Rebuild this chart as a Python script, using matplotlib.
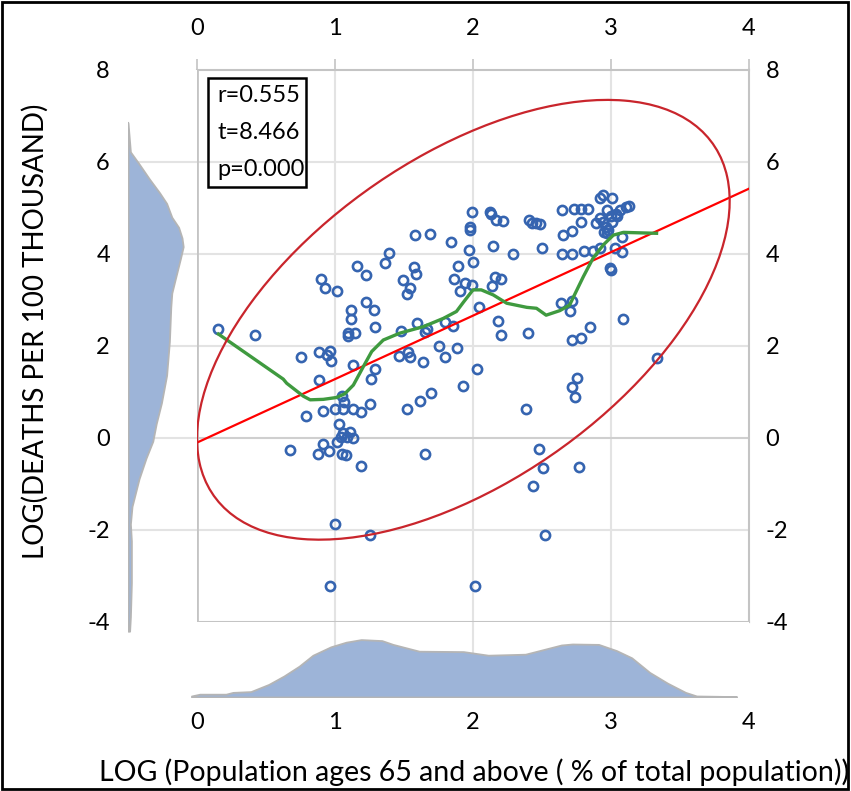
import numpy as np
import matplotlib.pyplot as plt
from matplotlib.patches import Rectangle, Ellipse

plt.rcParams['font.family'] = ['Lato', 'DejaVu Sans']
plt.rcParams['axes.unicode_minus'] = False

# scatter: log(pop 65+ %) vs log(deaths per 100k)
pop65_log = [0.155, 0.42, 0.896, 0.925, 1.012, 1.157, 1.225, 1.36, 1.389, 1.582,
             1.688, 1.843, 1.572, 1.59, 1.496, 1.543, 1.524, 1.89, 1.862, 1.944,
             1.906, 1.99, 1.98, 1.98, 1.97, 2.0, 1.118, 1.114, 1.225, 1.283,
             1.292, 1.094, 1.094, 1.147, 1.476, 1.592, 1.664, 1.655, 1.795, 1.858,
             1.756, 1.795, 1.882, 1.466, 1.529, 1.543, 1.64, 0.751, 0.886, 0.964,
             0.944, 0.973, 1.128, 1.292, 0.886, 1.263, 1.048, 1.065, 1.254, 1.93,
             0.79, 0.915, 1.0, 1.06, 1.128, 1.186, 1.031, 1.06, 1.109, 1.085,
             1.133, 1.047, 1.012, 0.915, 0.674, 0.875, 0.957, 1.048, 1.08, 1.186,
             1.65, 1.522, 1.616, 1.698, 1.002, 1.254, 0.964, 2.12, 2.13, 2.167,
             2.22, 2.147, 2.287, 2.408, 2.43, 2.46, 2.486, 2.5, 2.643, 2.732,
             2.78, 2.836, 2.78, 2.655, 2.715, 2.643, 2.715, 2.804, 2.867, 2.92,
             2.945, 3.005, 2.969, 3.036, 3.065, 3.107, 3.133, 2.92, 2.89, 2.945,
             3.005, 2.964, 2.98, 2.95, 2.97, 3.077, 3.03, 3.08, 2.99, 3.0,
             2.16, 2.2, 2.135, 1.99, 2.04, 2.18, 2.2, 2.4, 2.635, 2.715,
             2.703, 2.85, 2.78, 2.715, 3.09, 3.33, 2.027, 2.757, 2.715, 2.74,
             2.384, 2.478, 2.51, 2.77, 2.432, 2.52, 2.017, 3.0, 3.04, 2.92]
deaths_log = [2.38, 2.24, 3.46, 3.25, 3.2, 3.74, 3.54, 3.81, 4.03, 4.41,
              4.43, 4.27, 3.71, 3.57, 3.43, 3.25, 3.13, 3.74, 3.46, 3.36,
              3.2, 4.92, 4.59, 4.52, 4.09, 3.83, 2.79, 2.59, 2.96, 2.78,
              2.41, 2.29, 2.22, 2.29, 2.33, 2.51, 2.36, 2.31, 2.52, 2.43,
              2.01, 1.77, 1.95, 1.78, 1.88, 1.77, 1.66, 1.75, 1.88, 1.9,
              1.8, 1.67, 1.58, 1.51, 1.25, 1.28, 0.91, 0.79, 0.73, 1.14,
              0.48, 0.59, 0.64, 0.64, 0.64, 0.57, 0.3, 0.1, 0.14, 0.03,
              -0.01, 0.03, -0.08, -0.13, -0.26, -0.35, -0.29, -0.35, -0.38, -0.61,
              -0.35, 0.64, 0.81, 0.98, -1.88, -2.11, -3.22, 4.92, 4.88, 4.74,
              4.72, 4.18, 4.0, 4.74, 4.68, 4.67, 4.65, 4.12, 4.96, 4.98,
              4.98, 4.98, 4.7, 4.41, 4.5, 4.0, 4.0, 4.07, 4.07, 5.21,
              5.28, 5.21, 4.96, 4.88, 4.96, 5.03, 5.05, 4.78, 4.68, 4.7,
              4.7, 4.59, 4.52, 4.48, 4.45, 4.38, 4.12, 4.05, 3.69, 3.65,
              3.51, 3.45, 3.3, 3.33, 2.85, 2.55, 2.24, 2.29, 2.93, 2.98,
              2.75, 2.42, 2.18, 2.12, 2.58, 1.73, 1.5, 1.31, 1.1, 0.9,
              0.64, -0.23, -0.66, -0.64, -1.04, -2.11, -3.22, 4.82, 4.83, 4.12]

# linear fit
fit_x = [0, 4]
fit_y = [-0.1, 5.42]

# smoothed trend
smooth_x = [0.155, 0.625, 0.65, 0.77, 0.82, 0.915, 1.01, 1.07, 1.133, 1.18,
            1.205, 1.266, 1.35, 1.47, 1.64, 1.785, 1.88, 1.93, 2.0, 2.06,
            2.147, 2.244, 2.39, 2.46, 2.53, 2.63, 2.7, 2.74, 2.8, 2.87,
            2.945, 3.017, 3.09, 3.21, 3.33]
smooth_y = [2.26, 1.28, 1.19, 0.91, 0.83, 0.84, 0.88, 0.96, 1.15, 1.41,
            1.55, 1.88, 2.13, 2.28, 2.42, 2.6, 2.75, 2.95, 3.22, 3.22,
            3.11, 2.93, 2.84, 2.82, 2.67, 2.77, 2.89, 3.14, 3.51, 3.91,
            4.2, 4.41, 4.47, 4.46, 4.45]

# confidence ellipse
ell_center = (1.93, 2.57)
ell_sx, ell_sy, ell_rho = 1.93, 4.78, 0.54

# marginal densities
dens_y_pos = [6.85, 6.22, 5.96, 5.63, 5.33, 5.1, 4.8, 4.58, 4.35, 4.16, 3.9, 3.45,
              3.15, 2.85, 2.1, 1.36, 0.76, 0.31, -0.07, -0.44, -0.89, -1.49,
              -1.87, -2.24, -3.14, -3.89, -4.2]
dens_y_val = [0.0, 0.012, 0.055, 0.107, 0.158, 0.193, 0.219, 0.253, 0.27, 0.276,
              0.262, 0.236, 0.219, 0.214, 0.207, 0.193, 0.167, 0.141, 0.124,
              0.09, 0.055, 0.02, 0.012, 0.017, 0.017, 0.012, 0.008]
dens_x_pos = [-0.04, 0.02, 0.21, 0.26, 0.39, 0.52, 0.63, 0.74, 0.84, 0.97, 1.08,
              1.19, 1.34, 1.42, 1.61, 1.93, 2.11, 2.38, 2.64, 2.72, 2.91, 3.04,
              3.15, 3.28, 3.41, 3.54, 3.62, 3.91]
dens_x_val = [0.005, 0.014, 0.014, 0.023, 0.027, 0.063, 0.105, 0.154, 0.209, 0.251,
              0.274, 0.287, 0.282, 0.263, 0.229, 0.227, 0.209, 0.214, 0.26, 0.265,
              0.263, 0.232, 0.196, 0.123, 0.069, 0.023, 0.005, 0.002]

stats_lines = ['r=0.555', 't=8.466', 'p=0.000']
ticks_x = [0, 1, 2, 3, 4]
ticks_y = [-4, -2, 0, 2, 4, 6, 8]

W, H = 851, 791
fig = plt.figure(figsize=(W / 100, H / 100), dpi=100)


def box(x0, y0, x1, y1):
    return [x0 / W, 1 - y1 / H, (x1 - x0) / W, (y1 - y0) / H]


grid_c = '#E3E3E3'
frame_c = '#C4C4C4'
fill_c = '#9DB4D8'

# main scatter
ax = fig.add_axes(box(197, 70, 749, 622))
ax.set_xlim(0, 4)
ax.set_ylim(-4, 8)
for x in [1, 2, 3]:
    ax.axvline(x, color=grid_c, lw=1.5, zorder=0)
for y in [-2, 2, 4, 6]:
    ax.axhline(y, color=grid_c, lw=1.5, zorder=0)
ax.axhline(0, color='#CFCFCF', lw=1.5, zorder=0)
for s in ax.spines.values():
    s.set_color(frame_c)
    s.set_linewidth(1.5)
ax.spines['left'].set_linewidth(2)

ax.plot(pop65_log, deaths_log, 'o', mfc='none', mec='#3564B0', ms=6.6, mew=1.9, zorder=3)
ax.plot(fit_x, fit_y, color='#FF0000', lw=1.6, zorder=4)
ax.plot(smooth_x, smooth_y, color='#3F9A3F', lw=2.4, zorder=4)

cov = np.array([[ell_sx ** 2, ell_rho * ell_sx * ell_sy],
                [ell_rho * ell_sx * ell_sy, ell_sy ** 2]])
vals, vecs = np.linalg.eigh(cov)
ang = np.degrees(np.arctan2(vecs[1, 1], vecs[0, 1]))
ax.add_patch(Ellipse(ell_center, 2 * np.sqrt(vals[1]), 2 * np.sqrt(vals[0]), angle=ang,
                     fill=False, ec='#C9252C', lw=1.6, zorder=4))

ax.xaxis.tick_top()
ax.set_xticks(ticks_x)
ax.tick_params(axis='x', top=True, bottom=False, length=8, width=1.2, color=frame_c,
               pad=14, labelsize=17, direction='out')
ax.yaxis.tick_right()
ax.set_yticks(ticks_y)
ax.tick_params(axis='y', right=True, left=False, length=0, pad=12, labelsize=17)

# stats box
ax.add_patch(Rectangle((11 / 552, 435 / 552), 98 / 552, 109 / 552, transform=ax.transAxes,
                       fill=False, ec='black', lw=1.8, zorder=6))
for i, line in enumerate(stats_lines):
    ax.text(20 / 552, (526 - 37 * i) / 552, line, transform=ax.transAxes,
            ha='left', va='center', fontsize=17, zorder=6)

# left density
axl = fig.add_axes(box(128, 70, 197, 636))
axl.set_ylim(8 - 566 / 46, 8)
axl.set_xlim(0, 69 / 200)
axl.hlines([-2, 0, 2, 4, 6], 0, 69 / 200, color=grid_c, lw=1.5, zorder=0)
axl.fill_betweenx(dens_y_pos, 0, dens_y_val, facecolor=fill_c, edgecolor='#B5B5B5',
                  lw=1.3, zorder=2)
axl.plot([0, 0], [dens_y_pos[-1], dens_y_pos[0]], color='#B5B5B5', lw=1.5, zorder=3)
for s in axl.spines.values():
    s.set_visible(False)
axl.set_xticks([])
axl.set_yticks(ticks_y)
axl.tick_params(axis='y', length=0, pad=13, labelsize=17)

# bottom density
axb = fig.add_axes(box(190, 622, 749, 697))
axb.set_xlim(-7 / 138, 4)
axb.set_ylim(0, 75 / 200)
axb.vlines([1, 2, 3], 0, 75 / 200, color=grid_c, lw=1.5, zorder=0)
axb.fill_between(dens_x_pos, 0, dens_x_val, facecolor=fill_c, edgecolor='#B5B5B5',
                 lw=1.3, zorder=2)
for s in axb.spines.values():
    s.set_visible(False)
axb.set_yticks([])
axb.set_xticks(ticks_x)
axb.tick_params(axis='x', length=0, pad=11, labelsize=17)

fig.text(474 / W, 1 - 772 / H, 'LOG (Population ages 65 and above ( % of total population))',
         ha='center', va='center', fontsize=20.5)
fig.text(35 / W, 1 - 331 / H, 'LOG(DEATHS PER 100 THOUSAND)', rotation=90,
         ha='center', va='center', fontsize=20)

fig.add_artist(Rectangle((2 / W, 2 / H), 846 / W, 787 / H, transform=fig.transFigure,
                         fill=False, ec='black', lw=2))

fig.savefig('out.png', dpi=100)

+ + + +

What to do:
Pull out every line above that holds the word "matplotlib".

Output:
Rebuild this chart as a Python script, using matplotlib.
import matplotlib.pyplot as plt
from matplotlib.patches import Rectangle, Ellipse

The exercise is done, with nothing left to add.